The weather is beginning to turn cooler and my appetite is running toward heartier foods. A couple of nights ago while driving home from work I decided I wanted some gumbo. I didn’t have a recipe so while I was sitting in traffic I made one up. It turned out pretty good and it was simple to make. Here’s the recipe:

  • 1lb. Ground Beef
  • 1 medium white onion chopped
  • 2 stalks of celery thinly sliced
  • 2 cloves of garlic, minced
  • 1Tbs olive oil
  • 1 can Okra undrained
  • 1 can diced tomatoes undrained
  • 1 can Navy beans undrained
  • 1tsp ground cumin
  • 1tsp oregeno
  • 1 (or more)tsp of cayenne pepper
  • 1tsp salt

Brown the ground beef and drain.

In a 2qt. sauce pan over medium heat, heat the olive oil until it shimmers then add the onion, celery and garlic and saute until tender. Add in the drained ground beef, okra, tomatoes and navy beans and stir.

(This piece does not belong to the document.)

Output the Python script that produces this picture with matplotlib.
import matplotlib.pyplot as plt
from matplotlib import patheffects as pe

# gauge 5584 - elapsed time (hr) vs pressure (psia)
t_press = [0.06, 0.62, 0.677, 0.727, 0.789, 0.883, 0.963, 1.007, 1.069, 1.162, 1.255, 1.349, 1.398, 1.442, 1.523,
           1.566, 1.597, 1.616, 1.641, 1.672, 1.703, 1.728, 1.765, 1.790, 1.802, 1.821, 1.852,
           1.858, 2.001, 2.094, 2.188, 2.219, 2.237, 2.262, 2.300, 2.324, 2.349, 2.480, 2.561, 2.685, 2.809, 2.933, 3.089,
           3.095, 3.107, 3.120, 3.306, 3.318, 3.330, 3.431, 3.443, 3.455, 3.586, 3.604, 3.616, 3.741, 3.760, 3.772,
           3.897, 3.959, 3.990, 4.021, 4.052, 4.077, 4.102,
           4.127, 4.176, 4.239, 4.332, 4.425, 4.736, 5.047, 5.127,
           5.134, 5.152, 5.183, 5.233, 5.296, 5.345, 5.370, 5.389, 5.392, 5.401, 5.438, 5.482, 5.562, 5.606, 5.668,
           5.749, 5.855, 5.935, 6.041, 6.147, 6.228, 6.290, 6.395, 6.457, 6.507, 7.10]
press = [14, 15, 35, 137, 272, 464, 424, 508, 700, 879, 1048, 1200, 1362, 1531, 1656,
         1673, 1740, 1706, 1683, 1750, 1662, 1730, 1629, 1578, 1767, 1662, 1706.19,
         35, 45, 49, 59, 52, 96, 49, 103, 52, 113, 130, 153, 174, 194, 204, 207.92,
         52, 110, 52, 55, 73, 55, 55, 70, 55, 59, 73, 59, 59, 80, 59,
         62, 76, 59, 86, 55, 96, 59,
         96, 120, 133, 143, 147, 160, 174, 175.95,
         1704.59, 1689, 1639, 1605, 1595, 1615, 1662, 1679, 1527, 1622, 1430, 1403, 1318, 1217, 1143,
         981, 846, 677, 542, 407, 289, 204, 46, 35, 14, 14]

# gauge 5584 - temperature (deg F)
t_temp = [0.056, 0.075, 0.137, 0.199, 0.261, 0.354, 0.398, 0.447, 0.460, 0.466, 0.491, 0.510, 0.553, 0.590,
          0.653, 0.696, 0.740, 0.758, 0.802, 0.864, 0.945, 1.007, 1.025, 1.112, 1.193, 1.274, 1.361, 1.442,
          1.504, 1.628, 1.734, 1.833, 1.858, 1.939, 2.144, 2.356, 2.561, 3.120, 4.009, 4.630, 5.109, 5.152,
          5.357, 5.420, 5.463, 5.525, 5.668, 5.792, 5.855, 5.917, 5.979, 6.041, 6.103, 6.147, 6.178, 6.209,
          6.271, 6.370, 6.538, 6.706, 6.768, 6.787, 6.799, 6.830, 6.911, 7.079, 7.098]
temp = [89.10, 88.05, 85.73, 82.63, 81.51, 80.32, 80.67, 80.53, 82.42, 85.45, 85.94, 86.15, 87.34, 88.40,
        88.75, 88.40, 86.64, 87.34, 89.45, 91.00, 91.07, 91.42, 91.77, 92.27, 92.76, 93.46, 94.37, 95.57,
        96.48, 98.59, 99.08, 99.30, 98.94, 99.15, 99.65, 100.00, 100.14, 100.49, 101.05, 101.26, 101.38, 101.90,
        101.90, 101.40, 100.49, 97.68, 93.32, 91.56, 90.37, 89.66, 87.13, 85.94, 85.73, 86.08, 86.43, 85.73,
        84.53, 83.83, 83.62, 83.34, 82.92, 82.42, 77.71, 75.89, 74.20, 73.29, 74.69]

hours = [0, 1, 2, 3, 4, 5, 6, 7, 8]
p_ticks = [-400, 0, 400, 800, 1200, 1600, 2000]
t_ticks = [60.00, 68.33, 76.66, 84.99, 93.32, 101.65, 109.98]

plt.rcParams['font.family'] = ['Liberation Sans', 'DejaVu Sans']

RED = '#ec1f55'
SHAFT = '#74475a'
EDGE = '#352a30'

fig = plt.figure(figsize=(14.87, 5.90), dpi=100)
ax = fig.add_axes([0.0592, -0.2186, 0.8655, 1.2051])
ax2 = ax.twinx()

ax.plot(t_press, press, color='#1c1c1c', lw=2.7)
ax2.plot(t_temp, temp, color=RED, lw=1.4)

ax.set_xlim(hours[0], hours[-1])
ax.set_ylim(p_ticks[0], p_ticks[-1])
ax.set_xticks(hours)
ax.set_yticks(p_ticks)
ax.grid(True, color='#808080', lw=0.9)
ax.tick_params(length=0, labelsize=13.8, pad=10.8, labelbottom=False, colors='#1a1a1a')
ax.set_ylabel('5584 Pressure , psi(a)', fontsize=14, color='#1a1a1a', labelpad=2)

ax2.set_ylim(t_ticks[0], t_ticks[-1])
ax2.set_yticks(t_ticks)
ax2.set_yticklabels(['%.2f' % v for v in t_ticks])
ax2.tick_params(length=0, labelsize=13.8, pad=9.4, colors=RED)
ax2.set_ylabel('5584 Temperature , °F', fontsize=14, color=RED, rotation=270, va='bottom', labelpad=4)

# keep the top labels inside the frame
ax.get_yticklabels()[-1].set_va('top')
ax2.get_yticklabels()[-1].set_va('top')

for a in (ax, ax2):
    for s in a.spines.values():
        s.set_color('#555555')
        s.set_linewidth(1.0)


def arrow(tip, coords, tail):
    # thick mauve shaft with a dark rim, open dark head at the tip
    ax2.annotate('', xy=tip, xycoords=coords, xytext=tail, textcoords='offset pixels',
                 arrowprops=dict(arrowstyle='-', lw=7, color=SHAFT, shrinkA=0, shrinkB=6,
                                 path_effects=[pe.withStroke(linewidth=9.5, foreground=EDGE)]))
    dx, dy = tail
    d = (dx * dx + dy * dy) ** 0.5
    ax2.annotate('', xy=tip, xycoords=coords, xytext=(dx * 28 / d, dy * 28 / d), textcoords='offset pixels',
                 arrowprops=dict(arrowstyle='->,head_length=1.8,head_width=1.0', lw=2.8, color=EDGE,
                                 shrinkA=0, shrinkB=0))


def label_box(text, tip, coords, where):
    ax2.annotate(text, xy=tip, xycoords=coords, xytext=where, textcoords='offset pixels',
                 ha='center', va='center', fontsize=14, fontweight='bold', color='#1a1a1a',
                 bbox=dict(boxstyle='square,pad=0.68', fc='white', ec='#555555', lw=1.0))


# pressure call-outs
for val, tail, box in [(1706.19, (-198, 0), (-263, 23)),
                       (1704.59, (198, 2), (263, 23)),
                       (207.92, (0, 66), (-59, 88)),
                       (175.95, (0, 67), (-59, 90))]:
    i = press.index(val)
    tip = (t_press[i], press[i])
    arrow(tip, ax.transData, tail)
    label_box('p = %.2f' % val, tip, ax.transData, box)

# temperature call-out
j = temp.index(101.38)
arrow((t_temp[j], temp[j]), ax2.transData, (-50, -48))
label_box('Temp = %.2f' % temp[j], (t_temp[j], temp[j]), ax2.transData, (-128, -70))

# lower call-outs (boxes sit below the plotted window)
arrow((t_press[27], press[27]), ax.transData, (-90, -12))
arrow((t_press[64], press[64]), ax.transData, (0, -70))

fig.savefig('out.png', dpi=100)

Heat until bubbling, add the cumin, oregeno, cayenne pepper and salt and stir.
Reduce heat and cover. Let it simmer for about fifteen minutes stirring occassionally.

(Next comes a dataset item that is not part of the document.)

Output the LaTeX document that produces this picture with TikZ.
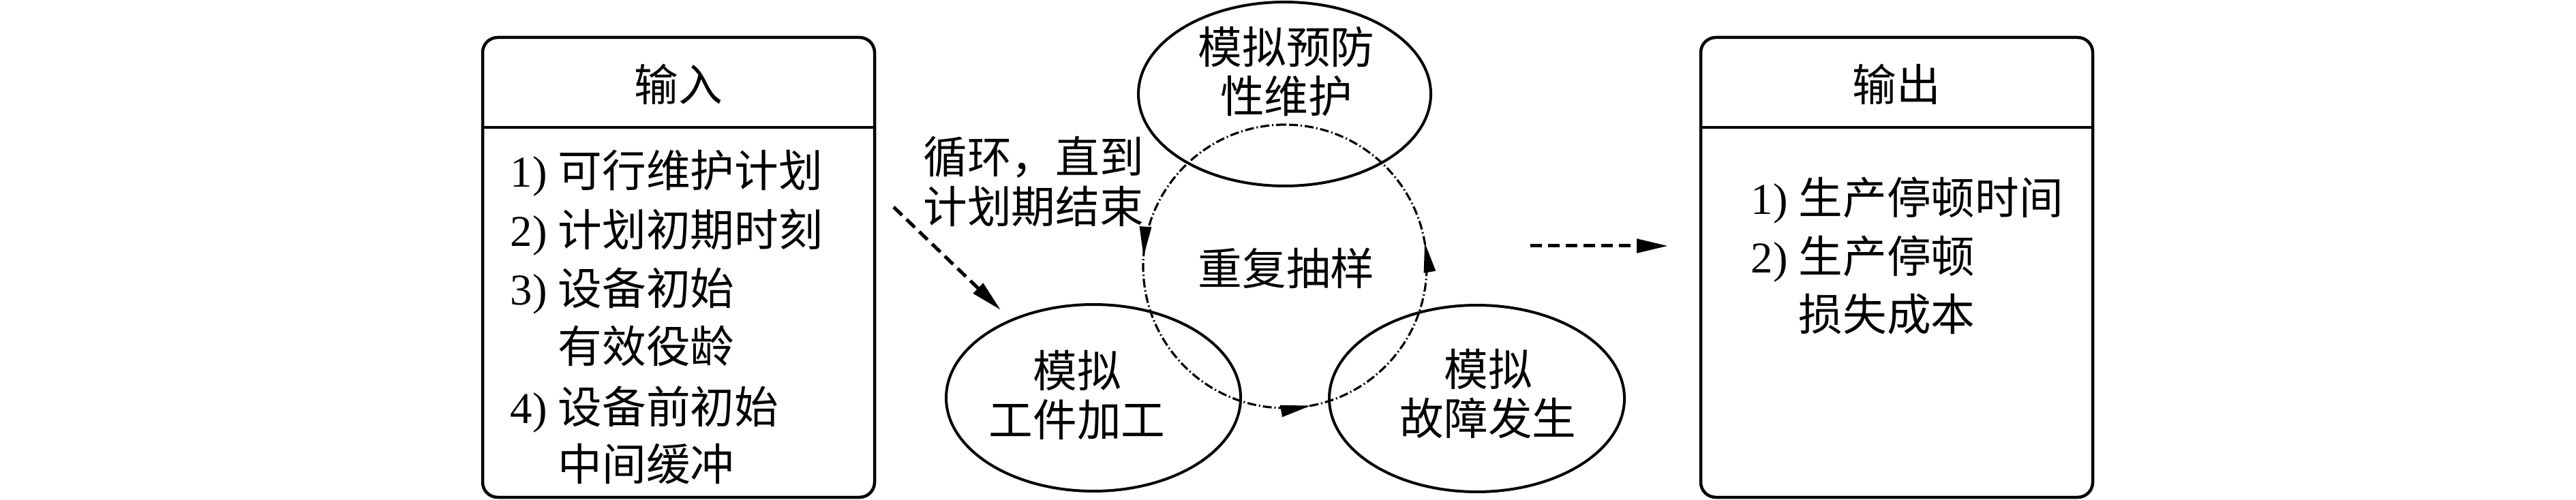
\documentclass[tikz,border=0pt]{standalone}
\usepackage{fontspec}
\setmainfont{Liberation Serif}
\newfontfamily\cjk{Noto Sans CJK SC}
\usetikzlibrary{shapes.geometric,arrows.meta,decorations.markings}
\tikzset{
  box/.style={draw, line width=0.045cm, rounded corners=0.22cm, minimum width=5.75cm, minimum height=6.75cm, inner sep=0pt},
  oval/.style={draw, ellipse, line width=0.04cm, inner sep=0pt},
  txt/.style={font=\fontsize{18.4}{20.5}\selectfont\cjk, inner sep=0pt, align=center},
  itemtext/.style={font=\fontsize{18.4}{20.5}\selectfont, inner sep=0pt, anchor=base west},
  flow/.style={line width=0.05cm, dash pattern=on 0.17cm off 0.09cm, -{Triangle[length=0.46cm,width=0.2cm]}},
  looppath/.style={line width=0.032cm, dash pattern=on 0.13cm off 0.04cm on 0.02cm off 0.04cm},
  looptip/.tip={Triangle[length=0.44cm,width=0.17cm]}
}
\begin{document}
\begin{tikzpicture}
\useasboundingbox (0,0) rectangle (37.79,7.33);

% input box
\node[box] (inbox) at (9.955,3.405) {};
\coordinate (hdiv) at (0,5.46);
\draw[line width=0.045cm] (inbox.west |- hdiv) -- (inbox.east |- hdiv);
\node[txt] (inhead) at (9.955,6.09) {输入};
\node[itemtext] (i1) at (7.48,4.58) {1) {\cjk 可行维护计划}};
\node[itemtext] (i2) at (7.48,3.71) {2) {\cjk 计划初期时刻}};
\node[itemtext] (i3) at (7.48,2.85) {3) {\cjk 设备初始}};
\node[itemtext] (i4) at (7.48,2.01) {\phantom{3)}\ {\cjk 有效役龄}};
\node[itemtext] (i5) at (7.48,1.12) {4) {\cjk 设备前初始}};
\node[itemtext] (i6) at (7.48,0.28) {\phantom{4)}\ {\cjk 中间缓冲}};

% output box
\node[box] (outbox) at (27.825,3.405) {};
\draw[line width=0.045cm] (outbox.west |- hdiv) -- (outbox.east |- hdiv);
\node[txt] (outhead) at (27.825,6.09) {输出};
\node[itemtext] (o1) at (25.68,4.18) {1) {\cjk 生产停顿时间}};
\node[itemtext] (o2) at (25.68,3.32) {2) {\cjk 生产停顿}};
\node[itemtext] (o3) at (25.68,2.48) {\phantom{2)}\ {\cjk 损失成本}};

% ellipses
\node[oval, minimum width=4.29cm, minimum height=2.70cm] (pm) at (18.845,5.95) {};
\node[oval, minimum width=4.32cm, minimum height=2.74cm] (wp) at (16.04,1.49) {};
\node[oval, minimum width=4.33cm, minimum height=2.74cm] (fo) at (21.665,1.48) {};
\node[txt] (pmt) at (18.87,6.28) {模拟预防\\性维护};
\node[txt] (wpt) at (15.80,1.53) {模拟\\工件加工};
\node[txt] (fot) at (21.83,1.55) {模拟\\故障发生};

% centre loop
\node[txt] (rs) at (18.87,3.39) {重复抽样};
\coordinate (lc) at (18.85,3.42);
\draw[looppath, postaction={decorate}, decoration={markings,
    mark=at position 0.239 with {\arrow{looptip}},
    mark=at position 0.529 with {\arrow{looptip}},
    mark=at position 0.777 with {\arrow{looptip}}}]
  ([shift={(90:2.08)}]lc) arc[start angle=90, end angle=450, radius=2.08];

\node[txt, align=left] (loopl) at (15.16,4.665) {循环，直到\\计划期结束};

% dashed arrows
\coordinate (la1) at (13.11,4.29);
\coordinate (la2) at (14.68,2.78);
\draw[flow] (la1) -- (la2);
\coordinate (ra1) at (22.45,3.72);
\coordinate (ra2) at (24.47,3.72);
\draw[flow] (ra1) -- (ra2);
\end{tikzpicture}
\end{document}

This ought to serve six people but if you are as hungry as I was when I finished it will only serve four. It was just as good the next day as my lunch.

Oct 13 2003

Quiet

It isn’t so much writer’s block as it is that I just don’t have anything to say. I guess I could have written about my trip to Dahlonega last weekend but I went there, looked though some shops with Gerri, had a decent, but not great meal at an Italian restaurnt there and then came home. I forgot my camera so I don’t even have any pictures of the trip. I enjoyed myself but all in all I don’t think I have anything interesting enough about the trip that you would care to read about.

I guess I could be writing about the Bush administration’s PR blitz on the good things that are being accomplished in Iraq but really what is there to say? I haven’t had time to check it all out with this new job and I have no idea how much is hype and how much is accurate. How can I write about what I don’t know?

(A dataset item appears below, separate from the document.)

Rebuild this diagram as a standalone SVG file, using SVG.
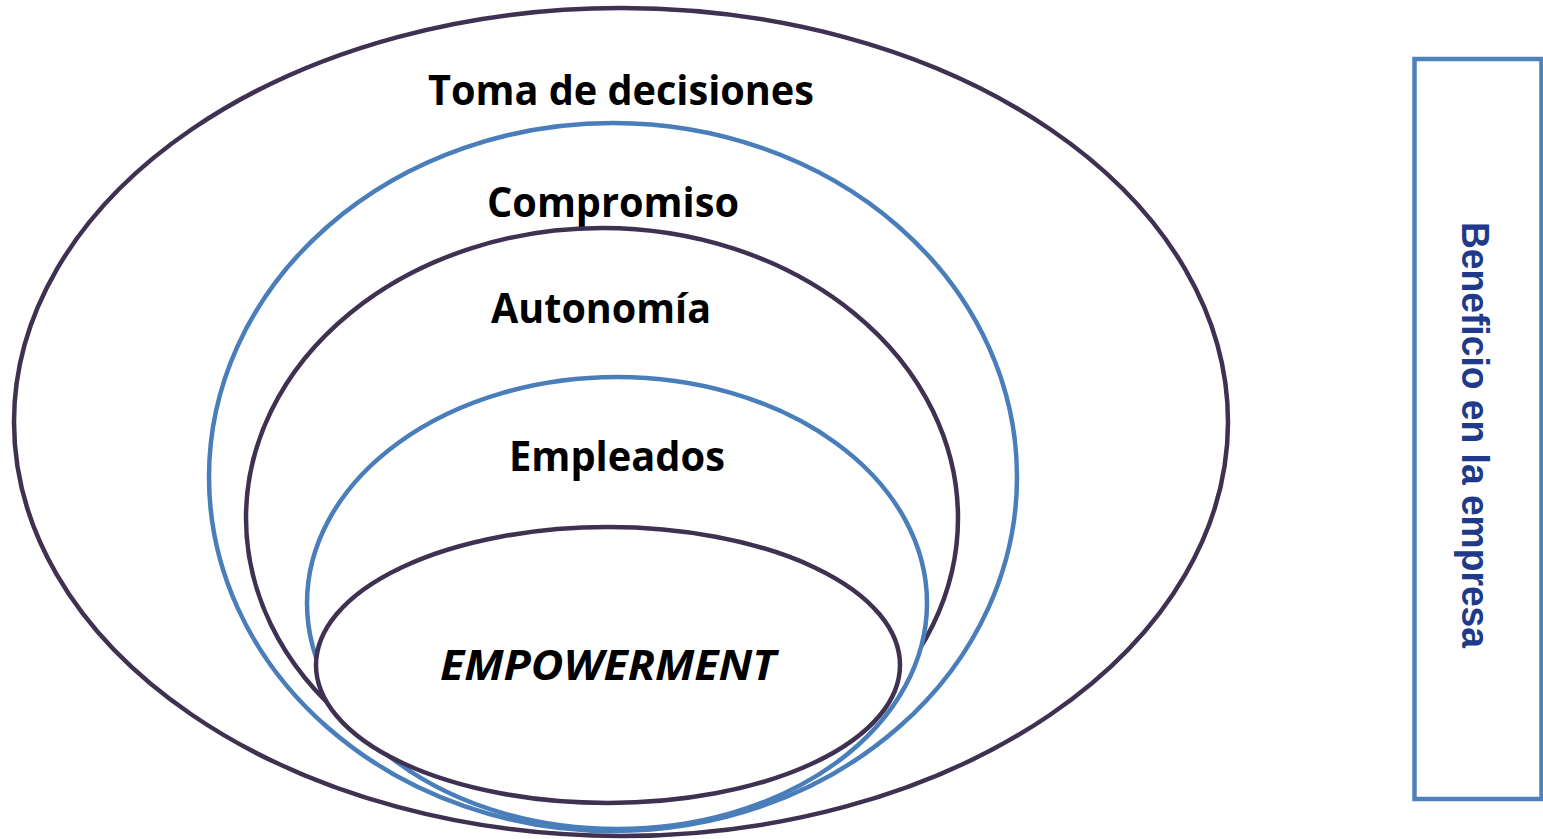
<svg xmlns="http://www.w3.org/2000/svg" width="1543" height="839" viewBox="0 0 1543 839">
<style>
.dk{fill:#fff;stroke:#3F3151;stroke-width:4.5}
.bl{fill:#fff;stroke:#4A7EBB;stroke-width:4.5}
.lbl{font-family:"Open Sans","Liberation Sans",sans-serif;font-weight:bold;font-size:42px;fill:#000}
.side{font-family:"Liberation Sans",Arial,sans-serif;font-weight:bold;font-size:39px;fill:#1F3A8A}
</style>
<rect width="1543" height="839" fill="#fff"/>
<g id="n-toma"><ellipse class="dk" cx="621" cy="422" rx="607" ry="414"/><text class="lbl" x="428" y="105" textLength="386" lengthAdjust="spacingAndGlyphs">Toma de decisiones</text></g>
<g id="n-compromiso"><ellipse class="bl" cx="613" cy="477" rx="404" ry="354"/><text class="lbl" x="487" y="217" textLength="252" lengthAdjust="spacingAndGlyphs">Compromiso</text></g>
<g id="n-autonomia"><ellipse class="dk" cx="602" cy="518" rx="356" ry="290"/><text class="lbl" x="491" y="323" textLength="220" lengthAdjust="spacingAndGlyphs">Autonomía</text></g>
<g id="n-empleados"><ellipse class="bl" cx="617" cy="603" rx="310" ry="226"/><text class="lbl" x="509" y="471" textLength="216" lengthAdjust="spacingAndGlyphs">Empleados</text></g>
<g id="n-empowerment"><ellipse class="dk" cx="608" cy="665" rx="292" ry="138"/><text class="lbl" x="440" y="680" font-style="italic" textLength="336" lengthAdjust="spacingAndGlyphs">EMPOWERMENT</text></g>
<g id="n-beneficio"><rect x="1414.5" y="59" width="127" height="740" fill="none" stroke="#4F81BD" stroke-width="4.5"/><text class="side" transform="translate(1462,222) rotate(90)" textLength="426" lengthAdjust="spacingAndGlyphs">Beneficio en la empresa</text></g>
<g id="connectors"></g>
</svg>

The thing is, I’m doing fine and I’m very busy with a paying job. My lack of writing doesn’t mean that there are problems, the opposite is the case. I’m just too busy to write and too busy to involve myself in things that are interesting to write about. Maybe this coming week will give me something to write about. If not then maybe I need to just let this weblog rest for a few weeks.

Oct 04 2003

First Week On The New Job

I’ve just spent the first full week on the new job and so far I’m convinced that I made the correct choice in accepting the position. I’ve been given ownership of the code for a tool we use and told to make it useful enough for the project I begin in earnest next week. I think I’ve been successful and it’s a good thing too because I’ll need this tool for the work I’ve been assigned. It could save me a a few days work on a project phase that I only have two full weeks to complete.

This project I begin next week is scheduled to last at least through the middle of February with my being scheduled to be on site from December through the end of the project so I’m looking at spending my winter in Tucson, AZ. I’ll be coming home on weekends and will be home the week of Christmas but I’ll still miss my family while I’m there. Even though I dread the time away from them I’m still excited about the trip. Tucson is suppose to be one of the best cities in the US for bicycling. I guess I’ll have my bike shipped out there if it looks like I can get some cycling in during my stay.

I really like the people I work with. There has been very little idle conversation with most people concentrating on work and that’s the type of environment I prefer. I think this is a place where I can be very productive.

Oct 01 2003

Meet Norbert

Norbert the bearded dragon

This is Norbert, my son’s bearded dragon. He got him about a month ago and he’s grown about 50% in that length of time. He’s an interesting pet. I love watching him go after the crickets we feed him.